:: Task material
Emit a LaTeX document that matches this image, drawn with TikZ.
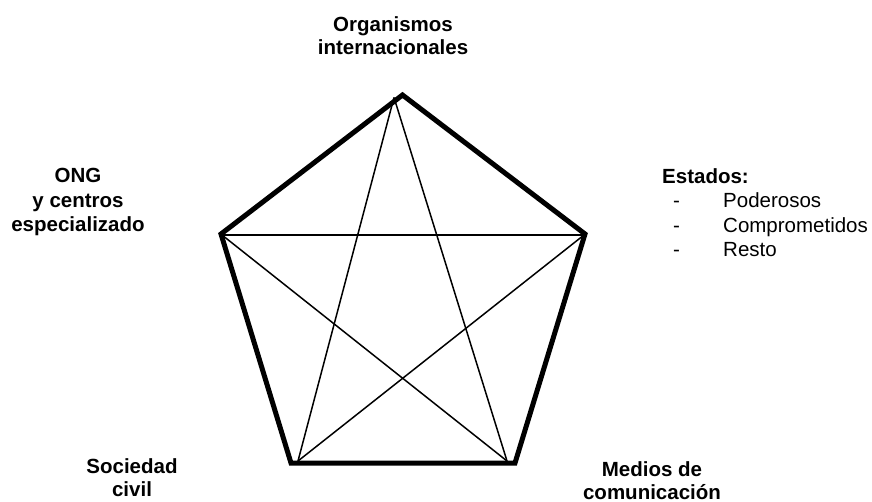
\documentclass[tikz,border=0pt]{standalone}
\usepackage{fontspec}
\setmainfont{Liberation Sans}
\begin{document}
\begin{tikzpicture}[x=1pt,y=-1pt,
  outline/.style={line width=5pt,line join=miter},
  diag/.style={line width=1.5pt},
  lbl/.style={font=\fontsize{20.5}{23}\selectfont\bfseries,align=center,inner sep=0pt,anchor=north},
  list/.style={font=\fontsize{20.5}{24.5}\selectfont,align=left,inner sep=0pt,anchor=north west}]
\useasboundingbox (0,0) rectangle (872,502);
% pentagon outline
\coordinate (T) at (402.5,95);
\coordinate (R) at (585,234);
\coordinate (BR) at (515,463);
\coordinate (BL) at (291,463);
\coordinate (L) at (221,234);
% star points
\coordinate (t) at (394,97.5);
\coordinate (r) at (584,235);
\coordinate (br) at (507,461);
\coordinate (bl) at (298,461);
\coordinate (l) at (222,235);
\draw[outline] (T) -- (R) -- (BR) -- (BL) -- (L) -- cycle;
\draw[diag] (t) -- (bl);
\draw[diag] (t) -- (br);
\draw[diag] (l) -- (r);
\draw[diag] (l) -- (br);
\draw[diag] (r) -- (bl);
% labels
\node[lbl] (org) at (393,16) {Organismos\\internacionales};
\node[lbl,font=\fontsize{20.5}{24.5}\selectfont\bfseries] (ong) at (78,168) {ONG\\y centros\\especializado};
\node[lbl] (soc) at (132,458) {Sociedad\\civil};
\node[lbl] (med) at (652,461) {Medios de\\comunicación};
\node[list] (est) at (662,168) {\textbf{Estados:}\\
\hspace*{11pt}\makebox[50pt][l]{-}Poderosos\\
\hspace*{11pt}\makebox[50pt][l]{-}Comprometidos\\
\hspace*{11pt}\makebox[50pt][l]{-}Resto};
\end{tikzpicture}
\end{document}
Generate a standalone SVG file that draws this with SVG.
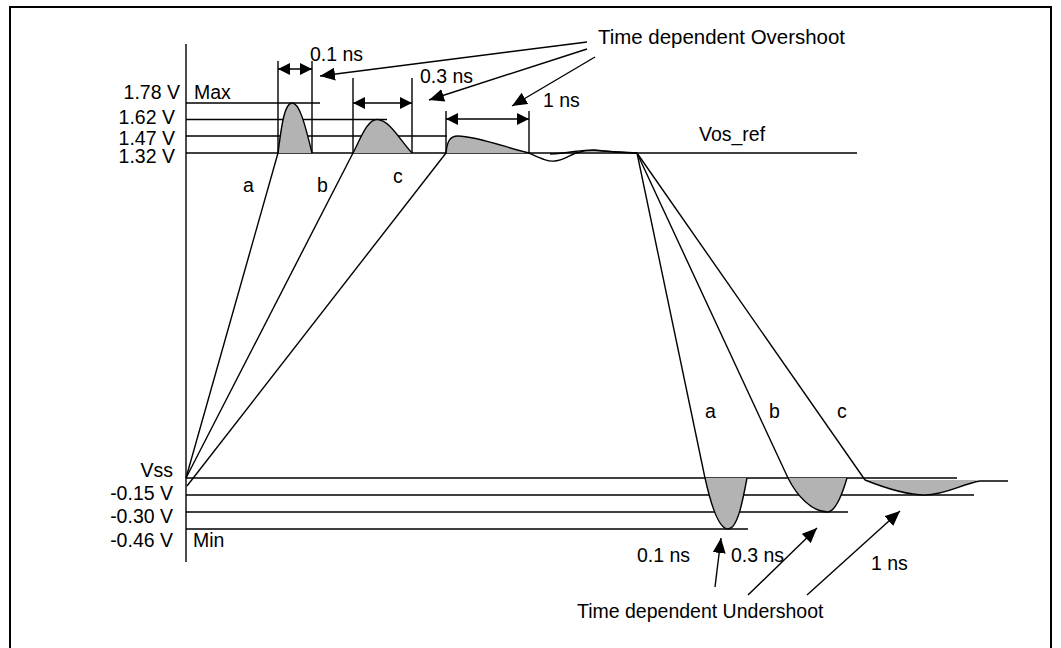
::::
Exercise task: Every entry above is to be set down exactly; the pictures are to be left out.

Result of this exercise:
Emit a LaTeX document that matches this image, drawn with TikZ.
\documentclass[tikz,border=0pt]{standalone}
\usepackage{fontspec}
\setmainfont{Liberation Sans}
\begin{document}
\begin{tikzpicture}[x=1pt,y=-1pt,
  outline/.style={line width=5pt,line join=miter},
  diag/.style={line width=1.5pt},
  lbl/.style={font=\fontsize{20.5}{23}\selectfont\bfseries,align=center,inner sep=0pt,anchor=north},
  list/.style={font=\fontsize{20.5}{24.5}\selectfont,align=left,inner sep=0pt,anchor=north west}]
\useasboundingbox (0,0) rectangle (872,502);
% pentagon outline
\coordinate (T) at (402.5,95);
\coordinate (R) at (585,234);
\coordinate (BR) at (515,463);
\coordinate (BL) at (291,463);
\coordinate (L) at (221,234);
% star points
\coordinate (t) at (394,97.5);
\coordinate (r) at (584,235);
\coordinate (br) at (507,461);
\coordinate (bl) at (298,461);
\coordinate (l) at (222,235);
\draw[outline] (T) -- (R) -- (BR) -- (BL) -- (L) -- cycle;
\draw[diag] (t) -- (bl);
\draw[diag] (t) -- (br);
\draw[diag] (l) -- (r);
\draw[diag] (l) -- (br);
\draw[diag] (r) -- (bl);
% labels
\node[lbl] (org) at (393,16) {Organismos\\internacionales};
\node[lbl,font=\fontsize{20.5}{24.5}\selectfont\bfseries] (ong) at (78,168) {ONG\\y centros\\especializado};
\node[lbl] (soc) at (132,458) {Sociedad\\civil};
\node[lbl] (med) at (652,461) {Medios de\\comunicación};
\node[list] (est) at (662,168) {\textbf{Estados:}\\
\hspace*{11pt}\makebox[50pt][l]{-}Poderosos\\
\hspace*{11pt}\makebox[50pt][l]{-}Comprometidos\\
\hspace*{11pt}\makebox[50pt][l]{-}Resto};
\end{tikzpicture}
\end{document}
Generate a standalone SVG file that draws this with SVG.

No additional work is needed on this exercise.